"How to build a time machine" by Paul Davies
Some tricky questions. Where exactly are the past and future? Surely the past has disappeared and cannot be retrieved, while the future hasn't yet come into being. How can a person go to a world that doesn't exist.
Sir Issac Newton took a more abstract and mechanistic view of time. "Absolute, true and mechanical time, flowing equably without relation to anything external".
Einstein's work demolished Newton's view of both space and time, rendered meaningless the universal division of time into past, present and future, and paved the way for time travel.
1.How to visit the future.
"Time is not absolutely defined", Albert EinsteinEinstein gave the concept of relative time. Time is elastic. According to special theory of relativity, the exact duration of time between two specific events will depend on how the observer is moving.
Experiment: Joe Hafale and Richard Keating 1971. They put highly accurate atomic clocks into airplanes, flew them around the world, and compared their readings with identical clocks left on the ground.
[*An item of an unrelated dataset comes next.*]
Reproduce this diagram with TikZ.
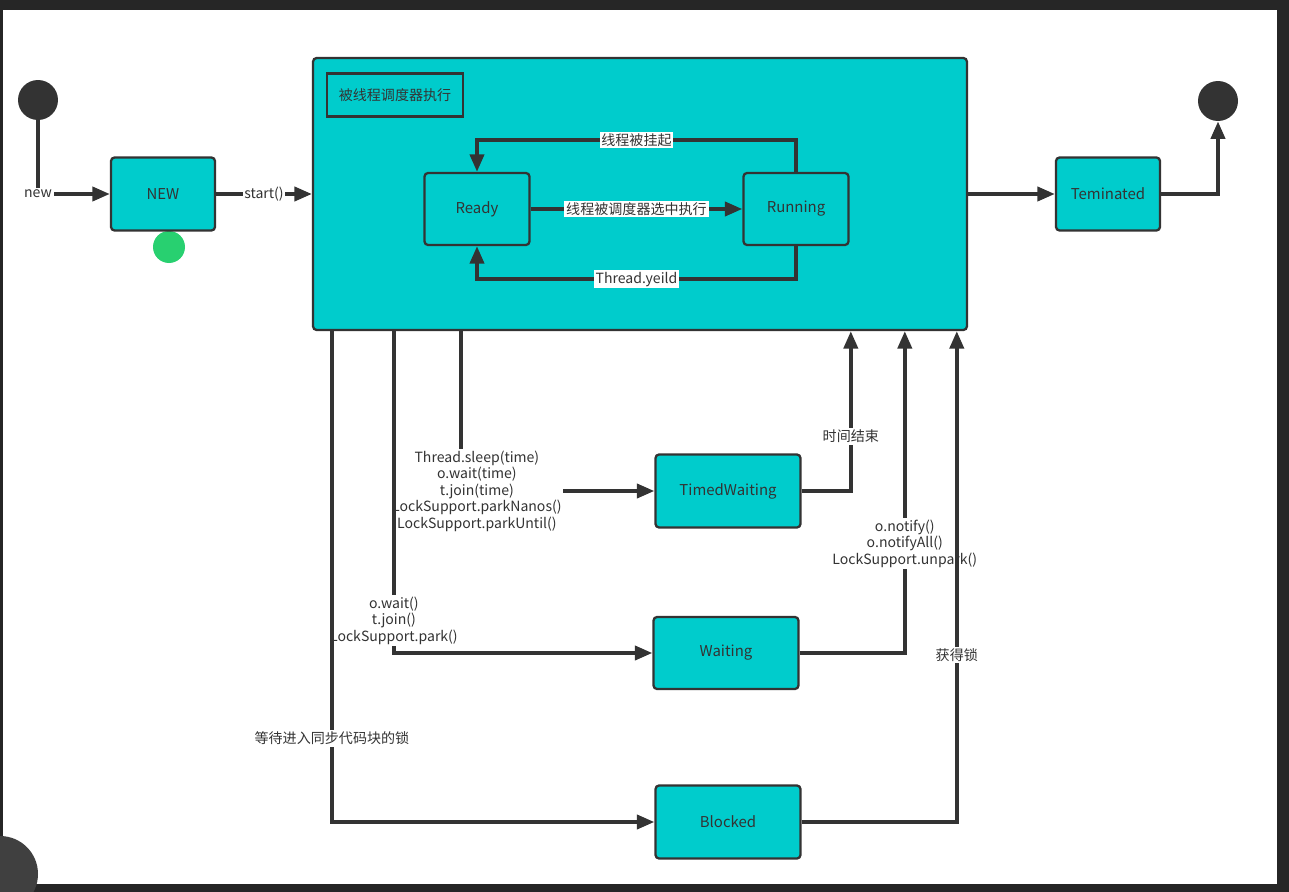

The results were unmistakable: time ran more slowly in the airplane than in the laboratory, so that when the experiment was over the airborne clocks were fifty-nine nanoseconds slow relative to the grounded clocks-exactly the amount predicted in Einstein's theory.
Physicists call the slowing of time by motion the time dilation effect.
Einstein's time dilation factor
At half the speed of light, time is about 13 % slowed, at 99%, it is 7 times slower-1 minute is reduced to 8.5 seconds. Technically, the timewraps becomes infinite when the speed of light is reached. This is a sign of trouble. It tells us that a normal material body can't reach the speed of light.